TSS: When is Slovakia going to get the EFSAL [loan for financial and corporate sector restructuring] loan from the World Bank?
JR: EFSAL is more or less prepared. We have 95% discussed the conditions of the loan. The last thing blocking EFSAL's approval is a staff monitoring programme with the IMF which is a condition for EFSAL.
The programme has been prepared. We had an IMF mission here in December. As soon as the decision with the IMF on this programme is made, the discussions on the loan will then be finished in Washington.
TSS: When will the loan be available?
JR: We are still dealing with the end of March as a referential date for the loan. It is possible that due to on-going negotiations with the IMF it might be here a bit later, but this delay won't be significant.
TSS: The World Bank and IMF have always urged the government to stick to its fiscal targets. Analysts said that this year's budget is tight, and that the government might not stick to its deficit at 3.9% of GDP, which the WB and IMF say is important. How dangerous is this year's budget for further co-operation of the Slovak government with the IMF and World Bank, especially regarding the EFSAL loan?

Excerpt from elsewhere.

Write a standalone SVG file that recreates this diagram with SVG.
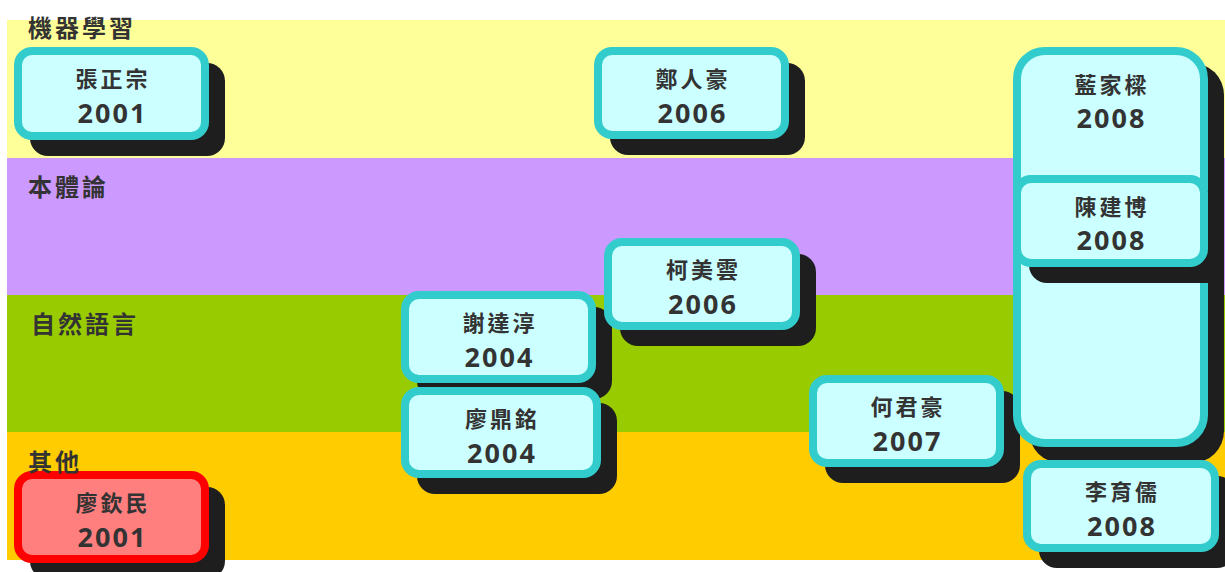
<svg xmlns="http://www.w3.org/2000/svg" width="1225" height="572" viewBox="0 0 1225 572">
<style>
.shadow{fill:#1e1e1e}
.box{fill:#ccffff;stroke:#33cccc;stroke-width:8}
.hl{fill:#ff7f7f;stroke:#ff0000;stroke-width:8}
.name{font-family:"Noto Sans CJK TC","Noto Sans CJK SC",sans-serif;font-weight:700;font-size:22px;fill:#333;text-anchor:middle;letter-spacing:3px}
.year{font-family:"Open Sans","DejaVu Sans",sans-serif;font-weight:700;font-size:27px;fill:#333;text-anchor:middle;letter-spacing:2px}
.lane{font-family:"Noto Sans CJK TC","Noto Sans CJK SC",sans-serif;font-weight:700;font-size:24px;fill:#333;letter-spacing:3px}
</style>
<rect x="0" y="0" width="1225" height="572" fill="#ffffff"/>
<g id="lanes">
<rect x="7" y="20" width="1218" height="138" fill="#ffff99"/>
<rect x="7" y="158" width="1218" height="137" fill="#cc99ff"/>
<rect x="7" y="295" width="1218" height="137" fill="#99cc00"/>
<rect x="7" y="432" width="1218" height="128" fill="#ffcc00"/>
</g>
<g id="n-zhang">
<rect class="shadow" x="30" y="63" width="195" height="93" rx="18"/>
<rect class="box" x="18" y="51" width="187" height="85" rx="14"/>
<text class="name" x="113" y="87">張正宗</text>
<text class="year" x="112.5" y="123">2001</text>
</g>
<g id="n-liaoqm">
<rect class="shadow" x="30" y="487" width="195" height="92" rx="18"/>
<rect class="hl" x="18" y="475" width="187" height="84" rx="14"/>
<text class="name" x="113" y="511">廖欽民</text>
<text class="year" x="112.5" y="547">2001</text>
</g>
<g id="n-xie">
<rect class="shadow" x="417" y="307" width="195" height="92" rx="18"/>
<rect class="box" x="405" y="295" width="187" height="84" rx="14"/>
<text class="name" x="500" y="331">謝達淳</text>
<text class="year" x="499.5" y="367">2004</text>
</g>
<g id="n-liaodm">
<rect class="shadow" x="417" y="403" width="200" height="91" rx="18"/>
<rect class="box" x="405" y="391" width="192" height="83" rx="14"/>
<text class="name" x="502.5" y="427">廖鼎銘</text>
<text class="year" x="502" y="463">2004</text>
</g>
<g id="n-zheng">
<rect class="shadow" x="610" y="63" width="195" height="92" rx="18"/>
<rect class="box" x="598" y="51" width="187" height="84" rx="14"/>
<text class="name" x="693" y="87">鄭人豪</text>
<text class="year" x="692.5" y="123">2006</text>
</g>
<g id="n-ke">
<rect class="shadow" x="620" y="254" width="196" height="92" rx="18"/>
<rect class="box" x="608" y="242" width="188" height="84" rx="14"/>
<text class="name" x="703.5" y="278">柯美雲</text>
<text class="year" x="703" y="314">2006</text>
</g>
<g id="n-he">
<rect class="shadow" x="825" y="391" width="195" height="92" rx="18"/>
<rect class="box" x="813" y="379" width="187" height="84" rx="14"/>
<text class="name" x="908" y="415">何君豪</text>
<text class="year" x="907.5" y="451">2007</text>
</g>
<g id="n-lan">
<rect class="shadow" x="1029" y="63" width="195" height="400" rx="32"/>
<rect class="box" x="1017" y="51" width="187" height="392" rx="28"/>
<text class="name" x="1112" y="93">藍家樑</text>
<text class="year" x="1111.5" y="128">2008</text>
</g>
<g id="n-chen">
<rect class="shadow" x="1029" y="191" width="195" height="92" rx="18"/>
<rect class="box" x="1017" y="179" width="187" height="84" rx="14"/>
<text class="name" x="1112" y="215">陳建博</text>
<text class="year" x="1111.5" y="250">2008</text>
</g>
<g id="n-li">
<rect class="shadow" x="1039" y="476" width="196" height="92" rx="18"/>
<rect class="box" x="1027" y="464" width="188" height="84" rx="14"/>
<text class="name" x="1122.5" y="500">李育儒</text>
<text class="year" x="1122" y="536">2008</text>
</g>
<g id="lane-labels">
<text class="lane" x="28" y="37">機器學習</text>
<text class="lane" x="28" y="196">本體論</text>
<text class="lane" x="31" y="333">自然語言</text>
<text class="lane" x="28" y="471">其他</text>
</g>
</svg>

JR: The IMF and World Bank have always been worried about fiscal development in Slovakia. Fiscal development in 2000 was better than these institutions' expectations as the government partly changed the system of public finances' managing and due to this, fiscal development was kept under control.
This year will see something similar. I don't see fiscal risks in the 2001 budget.
TSS: If the deficit is more than 4% of GDP, do you think it will have any impact on co-operation between the IMF, World Bank and the Slovak government?
JR: I don't think so. As far as the deficit goes what is important is its structure, whether it is under control, the government's financial discipline and so on.
Certainly, fiscal development in Slovakia has been more tight than in other countries and it is under control, and that control improves year after year.